Judge calls crime 'senseless, vicious'
A victim impact statement prepared on behalf of Martin's young daughter said she had searched rooms calling out "daddy, daddy, daddy" and asked family members why he had gone to heaven.
Court of Queen's Bench Justice Fred Ferguson noted the "monstrous nightmare" Martin's family has lived since 2019.
"Brandon Martin was a son, brother, father," Ferguson said. "He was the victim of a senseless, vicious murder."
According to an agreed statement of facts, Martin and Harnish were friends.
Harnish suspected Martin was involved in a burglary at Harnish's Miramichi apartment about a month before the murder.
On May 22, Martin was driven by his sister to Harnish's apartment.
Harnish told several others in a separate apartment that Martin was in his unit and that he was going to kill him.
Back in Harnish's apartment, Harnish and Martin got into an argument about the alleged theft of drugs.
Harnish picked up a break-barrel, over-under .22/.20 gun and shot Martin twice in the back of the head at close range.
Harnish then enlisted others to help clean up the scene and remove Martin's body.
Daniel Dube pleaded guilty last year to helping Harnish.
Dube drove Harnish, along with Martin's remains, to a remote area on Route 108, which runs between Renous and Plaster Rock, where they attempted to burn and bury the body.
Another person was enlisted to drive Harnish to the Hardwicke area, east of Miramichi, where the murder weapon was hidden in a pond. Other items belonging to Martin were partially burned and hidden, including clothing and his identification, in a separate pond.
Crown prosecutor Melanie MacAulay told the court in September last year that Harnish threatened Dube, who feared he would also be killed if he didn't help.
Harnish and Dube lied to police about their role in Martin's disappearance.
MacAulay said a woman went to police about a year after Martin disappeared.
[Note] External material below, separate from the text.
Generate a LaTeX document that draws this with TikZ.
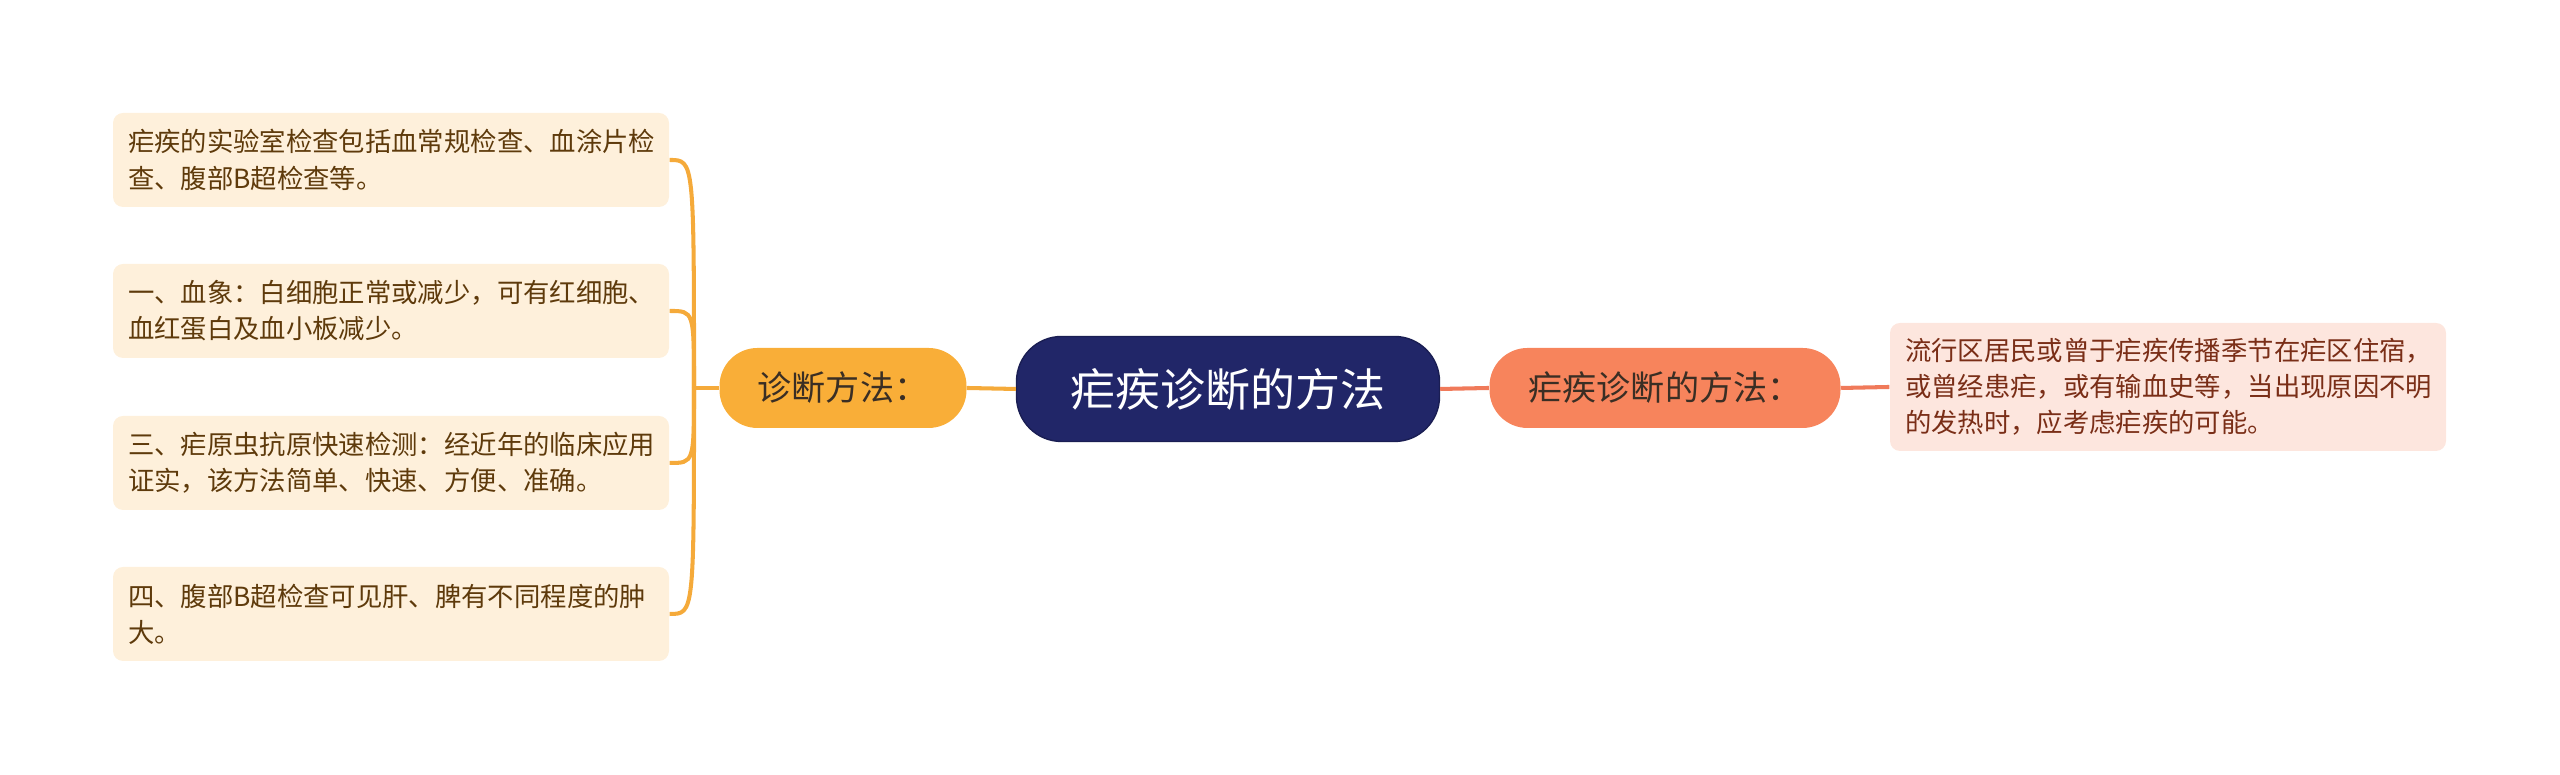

Officers then re-interviewed Dube in May 2020. Dube admitted his involvement and took investigators to Martin's shallow grave.
His remains were recovered May 26, 2020, just over a year after his death.
Dube was sentenced to 30 months in prison last year for his role the crime.
Ferguson said a Miramichi police officer had promised Martin's mother he would find her son and bring him home one way or another.
Daigle in her statement turned to the officer, Andrew Vickers, in the court gallery, and thanked him.
"You kept your word," Daigle said.
Miramichi Police Force deputy chief Brian Cummings said Vickers and other investigators "invested a lot of time and blood, sweat and tears" in the case.
"This was very much a team effort and a lot of time and energy went into bringing Brandon Martin home to his family where he belonged. Everybody deserves kudos for that."
During her statement, Daigle also addressed Harnish.
"You shot my son twice in the back of the head and you never gave himself a chance to defend himself," Daigle said. "You're a coward."
Harnish told the judge he wishes he would have had the courage to admit what he did right away.
He turned to Martin's family in the gallery, telling them Martin loved them.
"Honestly, I'm sorry. I'm sorry for all the pain I caused you when he was missing," Harnish said.
Ferguson said the main issue he had to decide was how long it would be before Harnish is eligible for parole.
The judge accepted the joint recommendation of the Crown and defence lawyers to set that at 15 years.
However, Ferguson said that's only when Harnish can first apply for parole and doesn't mean it will be granted.